§ **Written task**
Take the line containing "Give me the Plotly source for this chart.", the line containing "import plotly.graph_objects as go", and all lines between them, and transcribe them exactly. Leave out pictures.

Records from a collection
= = = =

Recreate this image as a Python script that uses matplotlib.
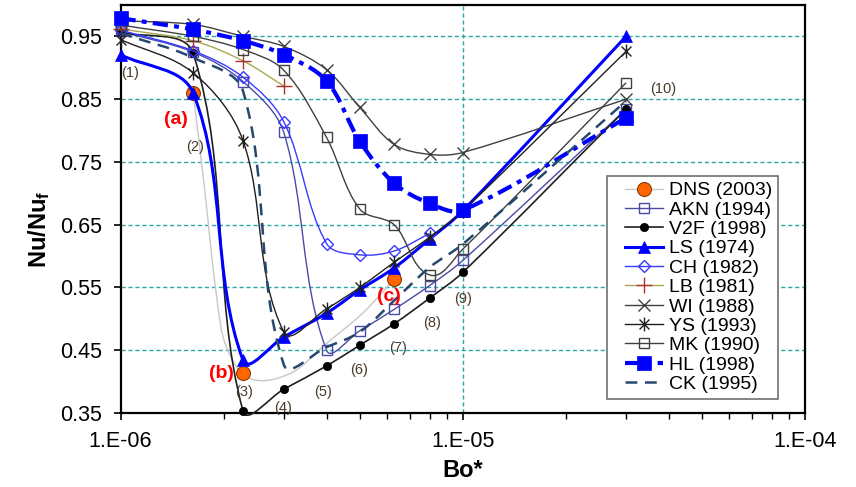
import numpy as np
import matplotlib
matplotlib.use('Agg')
import matplotlib.pyplot as plt
from matplotlib.path import Path
from matplotlib.patches import PathPatch
from matplotlib.lines import Line2D
from matplotlib.legend_handler import HandlerLine2D

plt.rcParams['font.family'] = ['Liberation Sans', 'DejaVu Sans']
plt.rcParams['mathtext.fontset'] = 'custom'
plt.rcParams['mathtext.rm'] = 'Liberation Sans'
plt.rcParams['mathtext.bf'] = 'Liberation Sans:bold'
plt.rcParams['lines.scale_dashes'] = False

# Bo* values shared by the model series
bo = [1.0e-6, 1.63e-6, 2.28e-6, 3.0e-6, 4.0e-6, 5.0e-6, 6.3e-6, 8.0e-6, 1.0e-5, 3.0e-5]

akn = [0.958, 0.925, 0.878, 0.797, 0.450, 0.481, 0.515, 0.553, 0.593, 0.834]
v2f = [0.957, 0.923, 0.353, 0.388, 0.425, 0.458, 0.492, 0.533, 0.574, 0.834]
ls = [0.921, 0.860, 0.434, 0.471, 0.509, 0.546, 0.581, 0.627, 0.672, 0.950]
ch = [0.960, 0.927, 0.885, 0.814, 0.620, 0.602, 0.608, 0.636]
lb = [0.962, 0.943, 0.911, 0.871]
wi = [0.975, 0.969, 0.950, 0.934, 0.897, 0.837, 0.778, 0.762, 0.765, 0.850]
ys = [0.945, 0.892, 0.784, 0.479, 0.516, 0.550, 0.590, 0.630, 0.672, 0.926]
mk = [0.968, 0.950, 0.929, 0.896, 0.789, 0.675, 0.650, 0.570, 0.611, 0.876]
hl = [0.979, 0.961, 0.943, 0.921, 0.879, 0.783, 0.716, 0.684, 0.673, 0.820]
ck = [0.955, 0.916, 0.863, 0.427, 0.455, 0.479, 0.529, 0.582, 0.619, 0.847]

# DNS: curve points and the three marked cases (a), (b), (c)
dns_x = [1.63e-6, 1.75e-6, 1.91e-6, 2.04e-6, 2.39e-6, 3.13e-6, 4.0e-6, 5.1e-6, 6.3e-6]
dns_y = [0.860, 0.720, 0.535, 0.455, 0.405, 0.413, 0.461, 0.509, 0.563]
dns_mx = [1.63e-6, 2.28e-6, 6.3e-6]
dns_my = [0.860, 0.414, 0.563]

num_labels = ['(1)', '(2)', '(3)', '(4)', '(5)', '(6)', '(7)', '(8)', '(9)', '(10)']
num_x = [1.07e-6, 1.65e-6, 2.30e-6, 2.99e-6, 3.91e-6, 4.99e-6, 6.48e-6, 8.11e-6, 1.0e-5, 3.85e-5]
num_y = [0.891, 0.774, 0.384, 0.358, 0.384, 0.418, 0.453, 0.493, 0.532, 0.866]
case_labels = ['(a)', '(b)', '(c)']
case_x = [1.45e-6, 1.975e-6, 6.1e-6]
case_y = [0.818, 0.413, 0.535]

W, H = 856, 487
fig = plt.figure(figsize=(W / 100, H / 100), dpi=100)
L, R, T, B = 120.5, 805, 5, 413
ax = fig.add_axes([L / W, (H - B) / H, (R - L) / W, (B - T) / H])
xmin, xmax, ymin, ymax = 1e-6, 1e-4, 0.35, 1.0
ax.set_xscale('log')
ax.set_xlim(xmin, xmax)
ax.set_ylim(ymin, ymax)

SX = (R - L) / (np.log10(xmax) - np.log10(xmin))
SY = (B - T) / (ymax - ymin)


def smooth(xs, ys):
    # excel-like smoothed line, bezier built in screen space
    P = np.column_stack([np.log10(xs) * SX, np.asarray(ys) * SY])
    n = len(P)
    verts = [P[0]]
    codes = [Path.MOVETO]
    for i in range(n - 1):
        p0 = P[i - 1] if i > 0 else P[i]
        p1, p2 = P[i], P[i + 1]
        p3 = P[i + 2] if i + 2 < n else P[i + 1]
        seg = np.hypot(*(p2 - p1))
        t1 = p2 - p0
        t1 = t1 / np.hypot(*t1)
        t2 = p3 - p1
        t2 = t2 / np.hypot(*t2)
        verts += [p1 + t1 * seg / 3, p2 - t2 * seg / 3, p2]
        codes += [Path.CURVE4] * 3
    V = np.array(verts)
    V = np.column_stack([10 ** (V[:, 0] / SX), V[:, 1] / SY])
    return Path(V, codes)


star = Path([(-1, -1), (1, 1), (-1, 1), (1, -1), (0, -1.4), (0, 1.4)],
            [Path.MOVETO, Path.LINETO, Path.MOVETO, Path.LINETO, Path.MOVETO, Path.LINETO])

series = [
    # label, x, y, line kw, marker kw
    ('DNS (2003)', dns_x, dns_y, dict(color='#c8c8c8', lw=1.0, ls='-'),
     dict(marker='o', ms=10, mfc='#ff6600', mec='#8b3a00', mew=0.8)),
    ('AKN (1994)', bo, akn, dict(color='#4b4ba6', lw=1.0, ls='-'),
     dict(marker='s', ms=6.5, mfc='none', mec='#4b4ba6', mew=1.0)),
    ('V2F (1998)', bo, v2f, dict(color='#202020', lw=1.2, ls='-'),
     dict(marker='o', ms=6, mfc='black', mec='black', mew=0.5)),
    ('LS (1974)', bo, ls, dict(color='#0000ff', lw=2.2, ls='-'),
     dict(marker='^', ms=9, mfc='#0000ff', mec='#0000ff', mew=0.5)),
    ('CH (1982)', bo[:len(ch)], ch, dict(color='#3a3aff', lw=1.0, ls='-'),
     dict(marker='D', ms=6.5, mfc='none', mec='#3a3aff', mew=1.0)),
    ('LB (1981)', bo[:len(lb)], lb, dict(color='#a8a850', lw=1.0, ls='-'),
     dict(marker='+', ms=11, mfc='none', mec='#b03030', mew=1.0)),
    ('WI (1988)', bo, wi, dict(color='#404040', lw=1.0, ls='-'),
     dict(marker='x', ms=9, mfc='none', mec='#404040', mew=1.0)),
    ('YS (1993)', bo, ys, dict(color='#202020', lw=1.0, ls='-'),
     dict(marker=star, ms=10, mfc='none', mec='#202020', mew=1.0)),
    ('MK (1990)', bo, mk, dict(color='#404040', lw=1.0, ls='-'),
     dict(marker='s', ms=6.5, mfc='none', mec='#404040', mew=1.0)),
    ('HL (1998)', bo, hl, dict(color='#0000ff', lw=3.0, ls=(0, (11, 4.5, 3.5, 4.5))),
     dict(marker='s', ms=9.5, mfc='#0000ff', mec='#0000ff', mew=0.5)),
    ('CK (1995)', bo, ck, dict(color='#24486e', lw=1.8, ls=(0, (8.5, 5.5))),
     dict(marker='None')),
]

handles = []
for i, (lab, x, y, lkw, mkw) in enumerate(series):
    z = 3 + i
    ax.add_patch(PathPatch(smooth(x, y), fill=False, zorder=z, capstyle='butt', clip_on=False,
                           edgecolor=lkw['color'], lw=lkw['lw'], ls=lkw['ls']))
    if lab.startswith('DNS'):
        ax.plot(dns_mx, dns_my, ls='none', zorder=z + 0.5, clip_on=False, **mkw)
    elif mkw['marker'] != 'None':
        ax.plot(x, y, ls='none', zorder=z + 0.5, clip_on=False, **mkw)
    handles.append(Line2D([], [], label=lab, **lkw, **mkw))

for t, x, y in zip(num_labels, num_x, num_y):
    ax.text(x, y, t, fontsize=10.5, color='#4a3a28', ha='center', va='center', zorder=20)
for t, x, y in zip(case_labels, case_x, case_y):
    ax.text(x, y, t, fontsize=14, color='#ff0000', fontweight='bold', ha='center', va='center', zorder=20)

# grid
ax.set_yticks([0.35, 0.45, 0.55, 0.65, 0.75, 0.85, 0.95])
for yv in [0.45, 0.55, 0.65, 0.75, 0.85, 0.95]:
    ax.axhline(yv, color='#2aa8a8', lw=1.0, ls=(0, (3, 2)), zorder=1)
ax.axvline(1e-5, color='#2aa8a8', lw=1.0, ls=(0, (3, 2)), zorder=1)

ax.set_xticks([1e-6, 1e-5, 1e-4])
ax.set_xticklabels(['1.E-06', '1.E-05', '1.E-04'])
ax.set_yticklabels(['0.35', '0.45', '0.55', '0.65', '0.75', '0.85', '0.95'])
ax.tick_params(axis='both', which='major', labelsize=15.5, length=5, width=1.2, pad=8, direction='out')
ax.tick_params(axis='x', which='minor', length=4, width=1.0, direction='out')
for s in ax.spines.values():
    s.set_linewidth(1.6)
    s.set_color('black')

ax.set_xlabel('Bo*', fontsize=17, fontweight='bold')
ax.xaxis.set_label_coords(0.5, -0.113)
ax.set_ylabel(r'$\mathbf{Nu/Nu_f}$', fontsize=17)
ax.yaxis.set_label_coords(-0.100, 0.45)

leg = ax.legend(handles=handles, loc='upper left', bbox_to_anchor=(0.711, 0.581),
                borderaxespad=0, fontsize=14, handlelength=2.59, handletextpad=0.31,
                labelspacing=0.09, borderpad=0.3, fancybox=False, framealpha=1,
                edgecolor='#707070', handler_map={Line2D: HandlerLine2D(xpad=0.63)})
leg.get_frame().set_linewidth(1.2)
leg.set_zorder(30)

fig.savefig('out.png', dpi=100)
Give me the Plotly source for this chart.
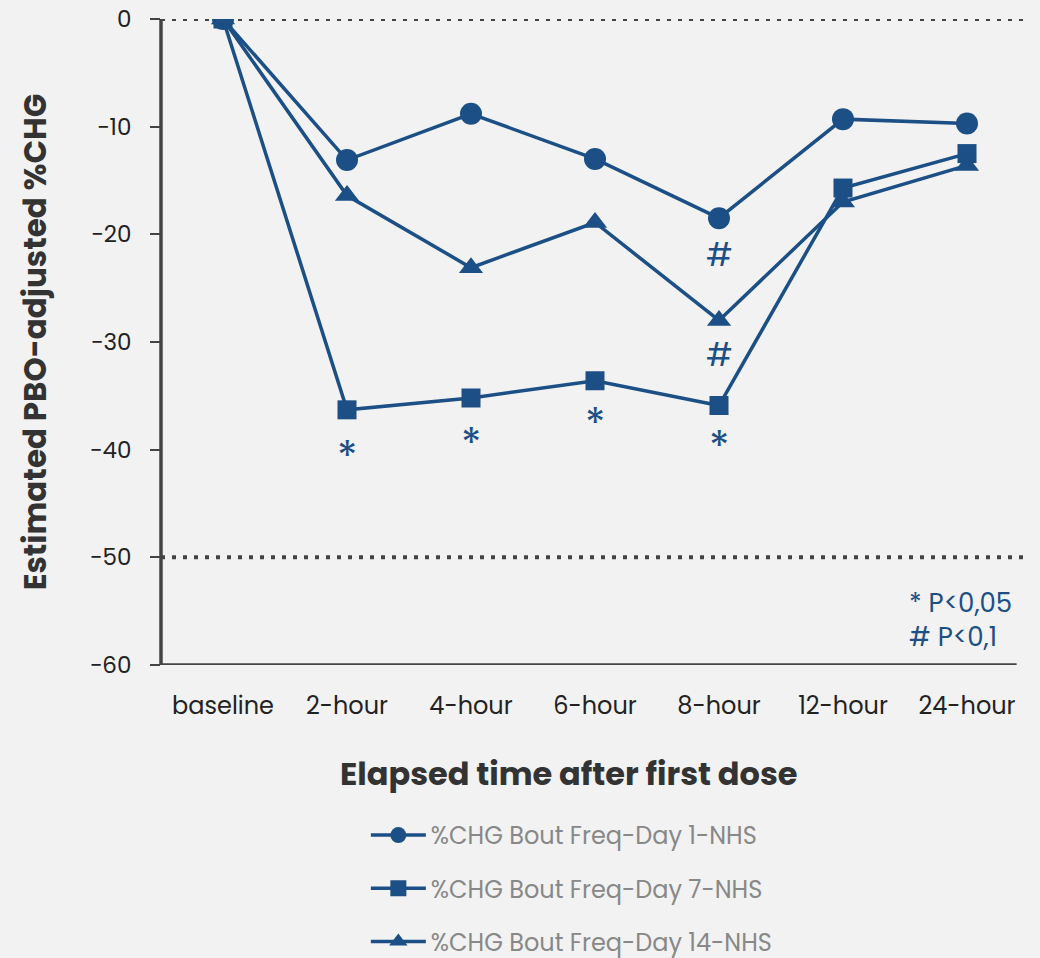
import plotly.graph_objects as go

categories = ["baseline", "2-hour", "4-hour", "6-hour", "8-hour", "12-hour", "24-hour"]
day1 = [0, -13.1, -8.8, -13.0, -18.5, -9.3, -9.7]
day7 = [0, -36.3, -35.2, -33.6, -35.9, -15.7, -12.5]
day14 = [0, -16.4, -23.1, -18.9, -28.0, -17.0, -13.6]
series_names = ["%CHG Bout Freq-Day 1-NHS", "%CHG Bout Freq-Day 7-NHS", "%CHG Bout Freq-Day 14-NHS"]
star_x = ["2-hour", "4-hour", "6-hour", "8-hour"]
star_y = [-40.7, -39.5, -37.7, -39.8]
hash_x = ["8-hour", "8-hour"]
hash_y = [-21.9, -31.2]

BLUE = "#1b4f85"
AX = "#444444"
FONT = "Poppins, 'Open Sans', sans-serif"

fig = go.Figure()
for vals, name, sym, sz in [(day1, series_names[0], "circle", 22),
                            (day7, series_names[1], "square", 19),
                            (day14, series_names[2], "triangle-up", 21)]:
    fig.add_trace(go.Scatter(
        x=categories, y=vals, mode="lines+markers", name=name, legendgroup=name,
        line=dict(color=BLUE, width=3.5),
        marker=dict(symbol=sym, size=sz, color=BLUE),
    ))

for xv, yv in zip(star_x, star_y):
    fig.add_annotation(x=xv, y=yv, text="*", showarrow=False,
                       font=dict(size=42, color=BLUE, family=FONT))
for xv, yv in zip(hash_x, hash_y):
    fig.add_annotation(x=xv, y=yv, text="#", showarrow=False,
                       font=dict(size=32, color=BLUE, family=FONT))

fig.add_annotation(xref="paper", yref="paper", x=0.983, y=0.0694, xanchor="right", yanchor="middle",
                   text="* P<0,05<br># P<0,1", showarrow=False, align="left",
                   font=dict(size=26, color=BLUE, family=FONT))

# x-axis title
fig.add_annotation(xref="paper", yref="paper", x=0.470, y=-(773 - 665) / 646, xanchor="center", yanchor="middle",
                   text="<b>Elapsed time after first dose</b>", showarrow=False,
                   font=dict(size=32, color="#333333", family=FONT))

# dotted reference lines
for yv in [0, -50]:
    fig.add_shape(type="line", xref="paper", yref="y", x0=0, x1=1, y0=yv, y1=yv,
                  line=dict(color=AX, width=4, dash="4px,7px"), layer="below")

# axis lines
fig.add_shape(type="line", xref="x", yref="y", x0=-0.5, x1=6.4, y0=-60, y1=-60,
              line=dict(color=AX, width=3.5))
fig.add_shape(type="line", xref="paper", yref="y", x0=0, x1=0, y0=-60, y1=0,
              line=dict(color=AX, width=3.5))

fig.update_layout(
    width=1040, height=958,
    paper_bgcolor="#f2f2f2", plot_bgcolor="#f2f2f2",
    margin=dict(l=161, r=11, t=19, b=293, autoexpand=False),
    font=dict(family=FONT, color="#222222"),
    showlegend=True,
    legend=dict(x=0.236, y=-0.229, xanchor="left", yanchor="top",
                font=dict(size=24, color="#888888", family=FONT),
                tracegroupgap=19, itemwidth=55, bgcolor="rgba(0,0,0,0)"),
    xaxis=dict(type="category", range=[-0.5, 6.5], showgrid=False, zeroline=False,
               showline=False, ticks="", tickfont=dict(size=24, color="#222222"),
               automargin=False, ticklabelstandoff=24),
    yaxis=dict(range=[-60, 0], dtick=10, showgrid=False, zeroline=False, showline=False,
               ticks="outside", ticklen=10, tickwidth=2, tickcolor=AX,
               tickfont=dict(size=23, color="#222222"), automargin=False, ticklabelstandoff=14,
               title=dict(text="<b>Estimated PBO-adjusted %CHG</b>", font=dict(size=31, color="#333333"), standoff=33)),
)

fig.write_html("out.html", config={"displayModeBar": False},
               post_script="document.body.style.margin='0';document.body.style.overflow='hidden';")
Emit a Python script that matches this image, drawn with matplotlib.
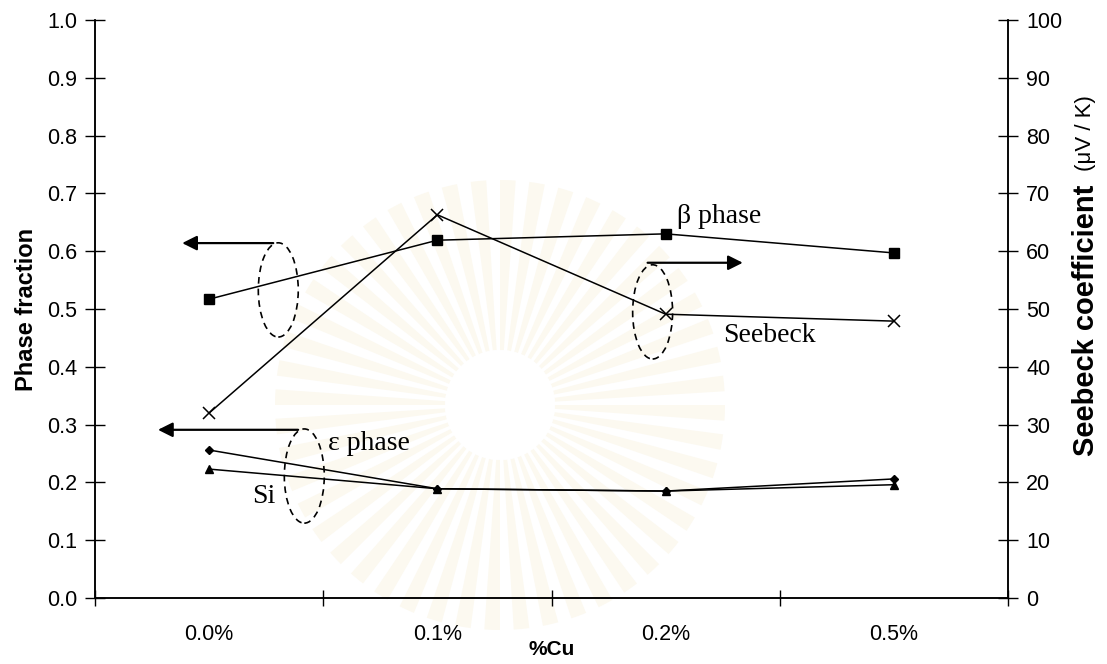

= = = =

§ **Problem solution**
Give me the Plotly source for this chart.
import plotly.graph_objects as go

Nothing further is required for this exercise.